CCF = congestive cardiac failure; PDA = patent ductus arteriosus; ROP = retinopathy of prematurity.

Management

Adequate oxygenation (and nutrition discussed below) is the most important factor for growth and development. Home oxygen is usually administered via nasal prongs. Low-flow oxygen (less than 2 litres/min) can be provided via various different-sized cylinders. All families must be supplied with cylinders: size E, which are small and portable, and size C, which are larger and to be kept at home.

Oxygen is needed if the child’s PO₂ in air is below 60 torrs. The aim is for the oxygen saturation (SaO₂) to be between 94% and 98% in the awake and asleep phases. Aiming for higher levels may worsen lung disease, and does not necessarily improve long-term growth or development. The actual range is controversial. Neonatologists generally use a lower limit of 90%, but respiratory physicians generally use a higher range (>94%), which is probably reflective of the age of infants and hence the risk of ROP. In the early phase, a lower SaO₂ is usually accepted, but upon discharge when infants are well over the corrected term of gestation, a higher minimal SaO₂ is usually used.

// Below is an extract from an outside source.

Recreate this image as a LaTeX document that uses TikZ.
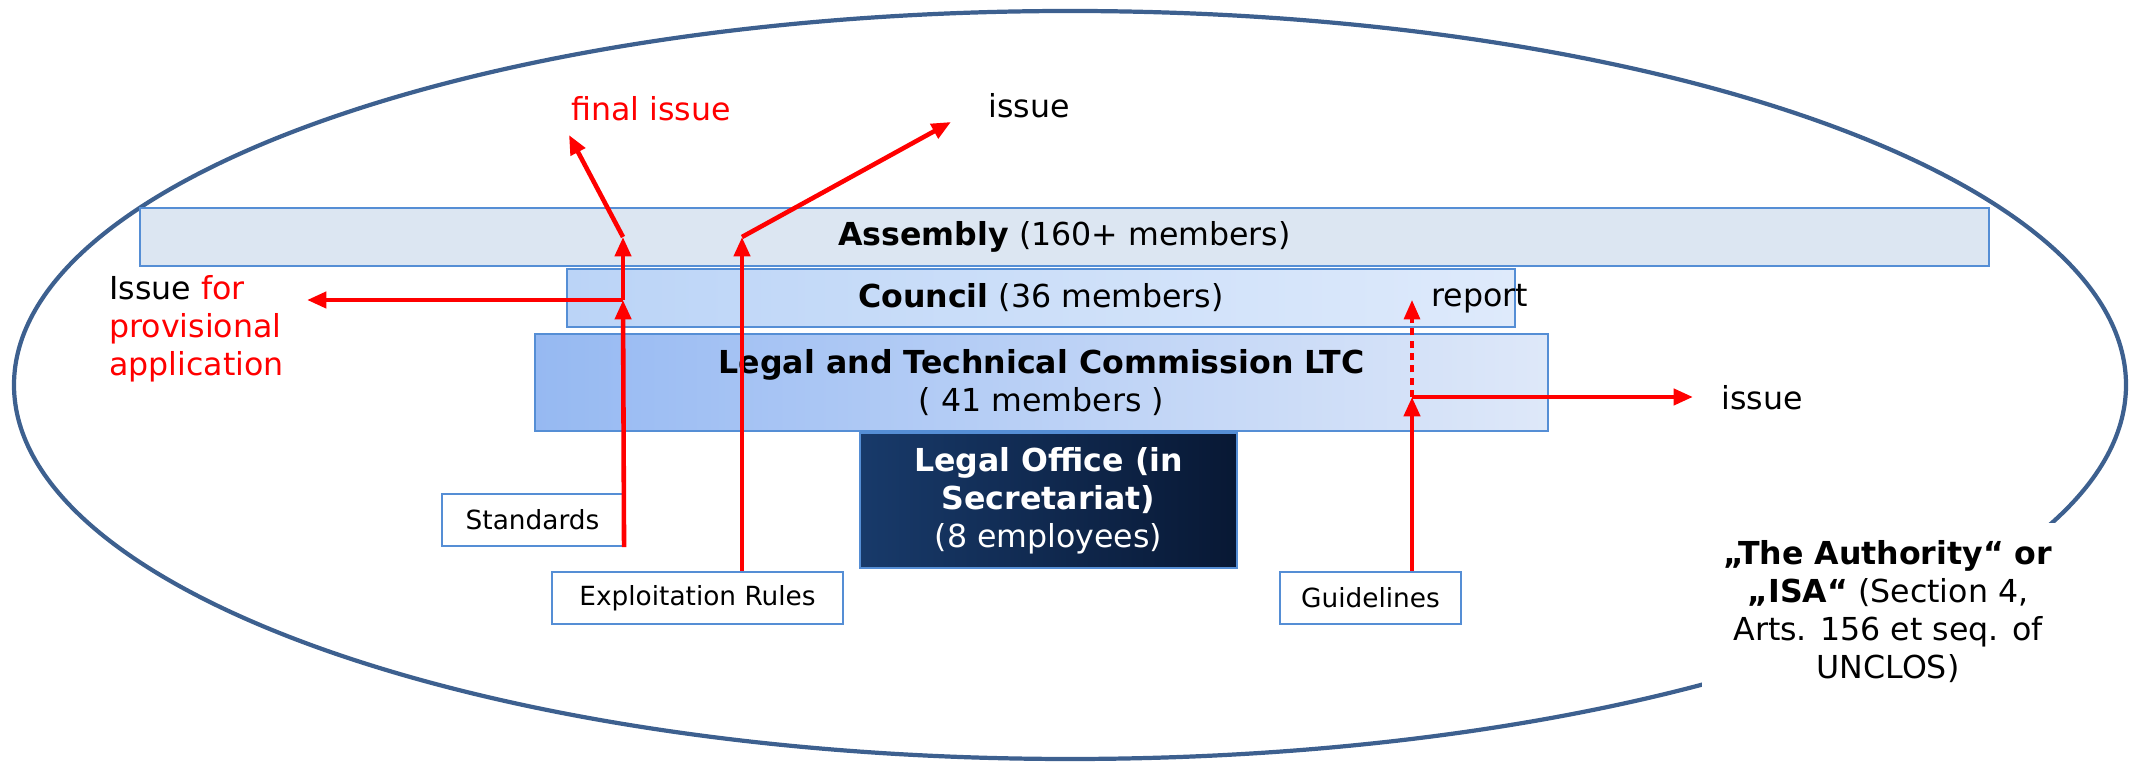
\documentclass[tikz,border=0pt]{standalone}
\usepackage{fontspec}
\setmainfont{DejaVu Sans}
\usetikzlibrary{arrows.meta}

\definecolor{ringblue}{RGB}{61,96,143}
\definecolor{edgeblue}{RGB}{85,142,213}
\definecolor{asmfill}{RGB}{220,230,242}
\definecolor{cnlleft}{RGB}{187,212,247}
\definecolor{cnlright}{RGB}{222,234,251}
\definecolor{ltcleft}{RGB}{150,185,242}
\definecolor{ltcright}{RGB}{222,232,249}
\definecolor{lofleft}{RGB}{24,58,106}
\definecolor{lofright}{RGB}{8,24,52}

\begin{document}
\begin{tikzpicture}[
  orgbox/.style={draw=edgeblue, line width=1.2pt, minimum height=1.16cm, align=center, inner sep=0pt, font=\fontsize{18}{21.6}\selectfont},
  docbox/.style={draw=edgeblue, fill=white, line width=1.2pt, minimum width=3.62cm, minimum height=1.04cm, font=\fontsize{15}{18}\selectfont},
  redarrow/.style={red, line width=2.6pt, -{Triangle[length=11pt,width=9pt]}},
  lbl/.style={anchor=west, inner sep=0pt, font=\fontsize{18}{21.6}\selectfont}
]
\useasboundingbox (0,0) rectangle (42.66,15.28);

% the authority
\draw[ringblue, line width=2.4pt] (21.4,7.58) ellipse (21.12cm and 7.48cm);

% organs
\node[orgbox, fill=asmfill, minimum width=36.98cm] (asm) at (21.29,10.54) {\textbf{Assembly} (160+ members)};
\node[orgbox, left color=cnlleft, right color=cnlright, minimum width=18.96cm] (cnl) at (20.82,9.32) {\textbf{Council} (36 members)};
\node[orgbox, left color=ltcleft, right color=ltcright, minimum width=20.26cm, minimum height=1.94cm] (ltc) at (20.83,7.63) {\textbf{Legal and Technical Commission LTC}\\( 41 members )};
\node[orgbox, left color=lofleft, right color=lofright, text=white, minimum width=7.54cm, minimum height=2.7cm] (lof) at (20.97,5.27) {\textbf{Legal Office (in}\\\textbf{Secretariat)}\\(8 employees)};

% documents
\node[docbox] (std) at (10.65,4.88) {Standards};
\node[docbox, minimum width=5.82cm] (expl) at (13.95,3.32) {Exploitation Rules};
\node[docbox] (guide) at (27.41,3.32) {Guidelines};

% junctions and free ends
\coordinate (cj) at (12.46,9.28);
\coordinate (aj) at (12.46,10.54);
\coordinate (fintip) at (11.38,12.58);
\coordinate (provtip) at (6.14,9.28);
\coordinate (ej) at (14.84,10.54);
\coordinate (issuetip) at (19.02,12.84);
\coordinate (gj) at (28.24,7.34);
\coordinate (rissuetip) at (33.86,7.34);
\coordinate (reptip) at (28.24,9.28);

% procedure
\draw[redarrow] (std.south east) -- (cj);
\draw[redarrow] (cj) -- (aj);
\draw[redarrow] (aj) -- (fintip);
\draw[redarrow] (cj) -- (provtip);

\draw[redarrow] (expl.north -| ej) -- (ej);
\draw[redarrow] (ej) -- (issuetip);

\draw[redarrow] (guide.north -| gj) -- (gj);
\draw[redarrow] (gj) -- (rissuetip);
\draw[redarrow, line width=2pt, dash pattern=on 4pt off 3pt] (gj) -- (reptip);

% labels
\node[lbl, text=red] (fin) at (11.42,13.1) {final issue};
\node[lbl] (iss1) at (19.76,13.16) {issue};
\node[lbl, align=left] (prov) at (2.18,8.7) {Issue \textcolor{red}{for}\\\textcolor{red}{provisional}\\\textcolor{red}{application}};
\node[lbl] (rep) at (28.62,9.3) {report};
\node[lbl] (iss2) at (34.42,7.32) {issue};

\node[fill=white, minimum width=7.44cm, minimum height=3.56cm, align=center, font=\fontsize{18}{21.6}\selectfont] (isa) at (37.76,3.04) {\textbf{„The Authority“ or}\\\textbf{„ISA“} (Section 4,\\Arts. 156 et seq. of\\UNCLOS)};
\end{tikzpicture}
\end{document}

Oxygen administration is associated with increased weight gain, decreased pulmonary hypertension, decreased SIDS-like events, and decreased morbidity and mortality. Home oxygen therapy avoids prolonged and expensive hospitalisation.

At discharge from NICU, the average requirement for CLD is low-flow subnasal oxygen at 250–1000 mL/min. The median duration of oxygen requirement is 6–10 months. Weaning should occur very slowly, over about 12 weeks, guided by regular saturation monitoring. An intercurrent acute respiratory tract infection may require reinstitution of oxygen.

Increased oxygen is needed during increased activity, feeding and sleeping (rapid eye movement sleep is associated with increased activity and irregular breathing, and carries a risk of hypoxia), so that monitoring of these times indicates when the child is able to cope in air. Oxygen is discontinued first when awake, then eventually when asleep. These children may be admitted to hospital overnight, for oximetry off oxygen while asleep. If the saturation level is consistently below 94%, oxygen therapy is still required; if it stays at or above 97%, then oxygen can probably be discontinued. Alternatively, as an outpatient, a period of oximetry for one hour when awake demonstrating saturations consistently above 97% indicates that supplemental oxygen is no longer required. Once oxygen is discontinued, weight gain is watched closely over the ensuing few weeks to ensure that adequate growth is occurring. As above, note variation of acceptability of minimum SaO₂.

Cystic fibrosis (CF)

This is a common long case and it is expected to be handled well. CF is becoming an adult disease with, currently, some 45% of CF patients in Australia being adults. Survival continues to increase, with overall mean survival in Australia at the time of writing (2010) at around 40 years (males older, females younger). This improved survival is the result of standard care, intervening earlier and aggressively treating every respiratory exacerbation, optimised by the ability to eradicate Pseudomonas (in 1998, 44% colonised with Pseudomonas, versus 12% in 2007), the optimal use of mucolytics (pulmozyme, hypertonic saline 6%), utilising the anti-inflammatory effects of azithromycin, and recognition of the utility of segregation clinics (Pseudomonas and non-Pseudomonas, MRSA and non-MRSA, cepacia and non-cepacia). Increasingly, CF is recognised as an ‘antibiotic deficiency disease’; BAL studies have shown a veritable bacterial pathogen soup, in airways of patients as young as 3 months: Staphylococcus aureus (comes early and stays); Pseudomonas aeruginosa (comes early and stays); Haemophilus influenzae (declines in later year); E. coli, Streptococcus pneumoniae, Klebsiella species and Enterobacter. Discussion in the long case could well centre around aspects other than lung disease, as longer survival has led to more patients developing complications such as cystic fibrosis related diabetes (CFRD) and musculoskeletal disorders.